No Birthday? No Problem

Jennifer Flaten

 

This post by Jennifer Flaten

I am a leap year baby. That’s right I only get a birthday every four years, thanks (or no thanks) to Julius Caesar (an interesting article can be found here). There are a lot more leap year babies than you would think about 5 million worldwide, according to the Honor Society of Leap Year Babies.

birthday cake
birthday cake (Photo credit: freakgirl)

For as long as I can remember, I’ve celebrated my birthday on the 28th. My mother on the other hand insists that since I wasn’t in this world until the 29th, I can’t officially have a birthday until March 1st.
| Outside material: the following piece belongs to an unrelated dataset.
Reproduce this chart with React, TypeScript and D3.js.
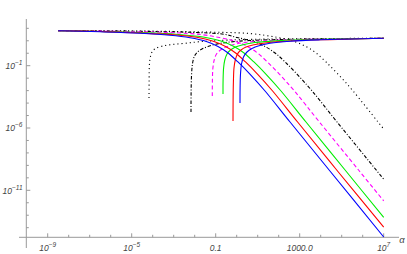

Yes, even at soon to be *cough, cough* 41, whether I get an actually birthday or not is a big deal to me. Last year, I celebrated my 40th birthday and I turned 10 in leap years, the same ages as my twin daughters. Totally cool right? How many kids can say their mom is the same age as they are?

Having a leap year birthday means I never have to lie about my age. When I am 80, I can truthfully (and quite gleefully I might add) say I am 20 years old.

No birthday this year, but seeing as I love celebrating, I prefer to think of my non birthday as a reason to keep the festivities going as long as possible…and by festivities I mean shoe shopping and eating cake.